In the Westergaard Method you will model the soil as a series of compression only springs. This will result in slab bending as well as shear.

Bearing capacity will not be the primary soil property that you need to run this analysis. You will need the modulous of subgrade reaction (usually between 100 and 200 pci).
 
If you can check ACI-360 it uses a Modulus of Rupture and a Safety Factor with a Radius of Relative Stiffness formula. Yes your number is high.
 
Also don't forget your load factors and phi factors.
 
I tend to look at it a little bit differently than you.

1) I calculate the puchning capacity of the slab (4*bo*d*sqrt(fc) = 86 kips) and reduce it by my phi factor. That gives me a base punching shear design capacity of 0.75*86 = 64.5 kips

2) I can increase this slighly based on the ACTUAL bearing pressures (due to regular loading of your slab). However, I do NOT use the soil bearing CAPACITY to do this.

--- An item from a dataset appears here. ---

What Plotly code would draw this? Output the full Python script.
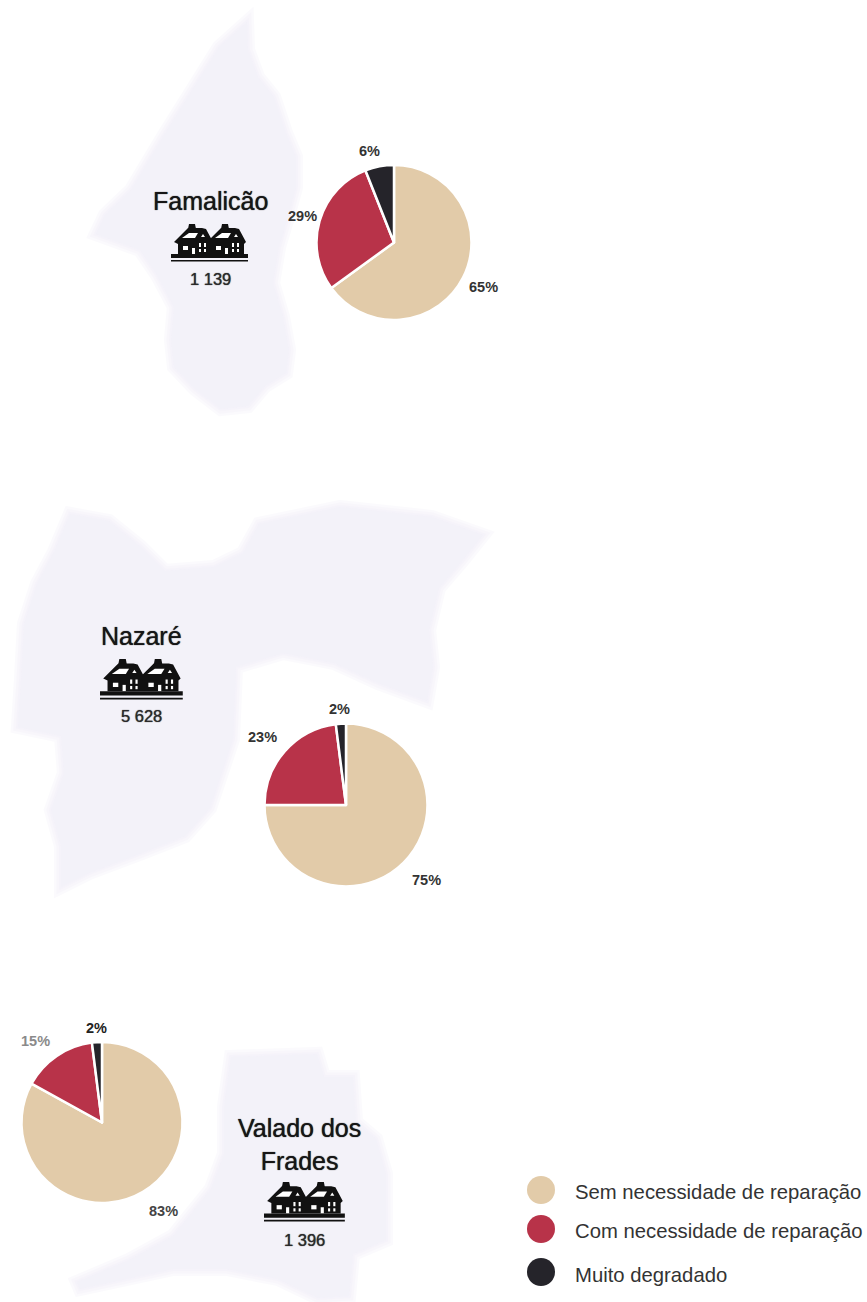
import plotly.graph_objects as go

W, H = 867, 1302
categories = ["Sem necessidade de reparação", "Com necessidade de reparação", "Muito degradado"]
colors = ["#e2cba9", "#b83349", "#25242a"]

places = ["Famalicão", "Nazaré", "Valado dos<br>Frades"]
dwellings = ["1 139", "5 628", "1 396"]
famalicao_values = [65, 29, 6]
nazare_values = [75, 23, 2]
valado_values = [83, 15, 2]

pie_geometry = [(394, 242.5, 77.5), (346, 805, 81.5), (102, 1122.5, 80.5)]
label_positions = [
    [(483, 287), (302, 216), (369, 151)],
    [(426, 880), (262, 737), (339, 709)],
    [(163, 1211), (35, 1041), (96, 1028)],
]
label_colors = [
    ["#333333", "#333333", "#333333"],
    ["#333333", "#333333", "#333333"],
    ["#444444", "#8a8a8a", "#222222"],
]
title_positions = [(210, 201), (141, 636), (299, 1144)]
count_positions = [(210, 279), (141, 716), (304, 1240)]
title_sizes = [25, 25, 25]
icon_boxes = [(171, 223, 1.0), (100, 658, 1.075), (264, 1181, 1.05)]

map_color = "#f0eef8"
map_edge_widths = [14, 9, 4, 0]
map_layer_opacity = 0.25
famalicao_map = [(247,22),(248,50),(258,77),(274,97),(286,133),(296,157),(296,187),(289,213),(279,247),
    (273,283),(283,317),(289,350),(286,373),(265,386),(248,406),(221,409),(195,389),(174,367),(171,340),
    (174,307),(157,275),(140,250),(96,234),(105,215),(131,190),(164,135),(191,92),(219,47)]
nazare_map = [(70,514),(109,521),(141,547),(165,571),(214,567),(243,553),(259,524),(340,507),(432,517),
    (483,535),(463,560),(439,588),(429,630),(433,667),(427,701),(378,683),(334,663),(283,653),(236,667),
    (233,739),(210,808),(185,836),(142,853),(89,873),(61,887),(61,846),(51,810),(64,773),(61,736),(18,727),
    (21,680),(24,624),(37,584),(54,552)]
valado_map = [(231,1057),(317,1054),(324,1077),(353,1077),(356,1122),(376,1139),(386,1174),(386,1240),
    (353,1254),(349,1296),(318,1298),(278,1279),(227,1269),(173,1269),(80,1289),(77,1282),(129,1260),
    (173,1236),(211,1189),(224,1154),(224,1107)]

legend_x = [541, 541, 541]
legend_y = [1190, 1229, 1272]
legend_text_y = [1192, 1231, 1275]

FONT = "Liberation Sans, Arial, sans-serif"
all_values = [famalicao_values, nazare_values, valado_values]


def poly(points):
    return "M" + " L".join(f"{x:.2f},{y:.2f}" for x, y in points) + " Z"


def shape(points, fill, layer="below"):
    return dict(type="path", xref="x", yref="y", path=poly(points), fillcolor=fill,
                line=dict(width=0), layer=layer)


def soft_map(points):
    out = []
    for w in map_edge_widths:
        s = shape(points, map_color)
        s["line"] = dict(width=w, color=map_color)
        s["opacity"] = map_layer_opacity
        out.append(s)
    return out


def house_icon(x0, y0, s):
    out = []

    def p(pts, fill):
        out.append(shape([(x0 + a * s, y0 + b * s) for a, b in pts], fill, "above"))

    for dx in (0, 33):
        p([(17+dx,6),(18+dx,1),(24+dx,1),(25+dx,6)], "#111111")
        p([(3+dx,19),(17+dx,5),(31+dx,5),(35+dx,6),(42+dx,19),(40+dx,21),(40+dx,31),(7+dx,31),(7+dx,21)], "#111111")
        p([(11+dx,15),(18+dx,10),(27+dx,10),(24+dx,15)], "#ffffff")
        p([(12+dx,23),(17+dx,23),(17+dx,27),(12+dx,27)], "#ffffff")
        p([(21+dx,25),(24+dx,25),(24+dx,31),(21+dx,31)], "#ffffff")
        p([(30+dx,14),(32+dx,11),(34+dx,14)], "#ffffff")
        p([(28+dx,20),(30+dx,20),(30+dx,24),(28+dx,24)], "#ffffff")
        p([(28+dx,26),(30+dx,26),(30+dx,29),(28+dx,29)], "#ffffff")
        p([(33+dx,20),(35+dx,20),(35+dx,24),(33+dx,24)], "#ffffff")
        p([(33+dx,26),(35+dx,26),(35+dx,29),(33+dx,29)], "#ffffff")
    p([(0,31),(77,31),(77,35),(0,35)], "#111111")
    p([(0,37),(77,37),(77,38.5),(0,38.5)], "#111111")
    return out


fig = go.Figure()

for values, (cx, cy, r) in zip(all_values, pie_geometry):
    fig.add_trace(go.Pie(
        values=values, labels=categories, sort=False, direction="clockwise", rotation=0,
        marker=dict(colors=colors, line=dict(color="#ffffff", width=2.5)),
        textinfo="none", hoverinfo="label+percent", showlegend=False,
        domain=dict(x=[(cx - r) / W, (cx + r) / W], y=[1 - (cy + r) / H, 1 - (cy - r) / H]),
    ))

fig.add_trace(go.Scatter(
    x=legend_x, y=legend_y, mode="markers", showlegend=False, hoverinfo="skip",
    marker=dict(size=28, color=colors, line=dict(width=0)),
))

annotations = []


def note(x, y, text, size, color="#1a1a1a", anchor="center", shadow="none"):
    annotations.append(dict(x=x, y=y, xref="x", yref="y", text=text, showarrow=False,
                            xanchor=anchor, yanchor="middle", align="center",
                            font=dict(family=FONT, size=size, color=color, shadow=shadow)))


for values, positions, cols in zip(all_values, label_positions, label_colors):
    for v, (x, y), c in zip(values, positions, cols):
        note(x, y, f"<b>{v}%</b>", 14.5, c)
for name, (x, y), size in zip(places, title_positions, title_sizes):
    note(x, y, name, size, "#161616", shadow="0px 0px 1px #161616")
for count, (x, y) in zip(dwellings, count_positions):
    note(x, y, count, 16.5, "#2a2a2a", shadow="0px 0px 1px #2a2a2a")
for name, x, y in zip(categories, legend_x, legend_text_y):
    note(x + 32, y, name, 20.3, "#333333", "left")

shapes = []
for m in (famalicao_map, nazare_map, valado_map):
    shapes += soft_map(m)
for x0, y0, s in icon_boxes:
    shapes += house_icon(x0, y0, s)

fig.update_layout(
    width=W, height=H, margin=dict(l=0, r=0, t=0, b=0),
    paper_bgcolor="#ffffff", plot_bgcolor="rgba(0,0,0,0)",
    xaxis=dict(visible=False, range=[0, W], fixedrange=True),
    yaxis=dict(visible=False, range=[H, 0], fixedrange=True),
    shapes=shapes, annotations=annotations, font=dict(family=FONT),
)

fig.write_html("out.html", post_script="document.body.style.margin='0';",
               config=dict(displayModeBar=False))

My rational is that the punching shear and soil failure happen at different deflection levels. The puching shear is a brittle failure that happens at very low deflection levels. Whereas there would likely be some decent displacement that would have to occur before the soil can be considered to be fully loaded.

I suppose this is similar to what OhioMatt is saying.
 
I go along with "unwise (okay, downright stupid)".

BA
 
Thanks, folks.
Okay, fair enough on the soil pressure. Thanks for the Westergard tip. I think the pre-pour site prep and tamping, as well as the current floor loads give some continuity to the soil resistance, but I wouldn't mind leaving it out of this estimate since it's small compared to shear in the concrete.

Thanks for the reminder about understrength/overload factors. I can't imagine a slab failure resulting in anything dangerous - just expensive. But thanks for at least checking my order of magnitude. 75 is sooo much bigger than 0.25. I really needed a sanity check.
 
what is the load from?

If a column, you should probably install a proper foundation.
 
Thanks, Slick. That's probably the most appropriate article in the visible universe.

Ishvaaag: I'm an engineer, not some fancy theoretical scientist! Seriously, great analysis! It shows how the code shortcuts are based in reality. Thanks for that.
 
Thanks for the File ishvaaag!, am just going to convert to USCU.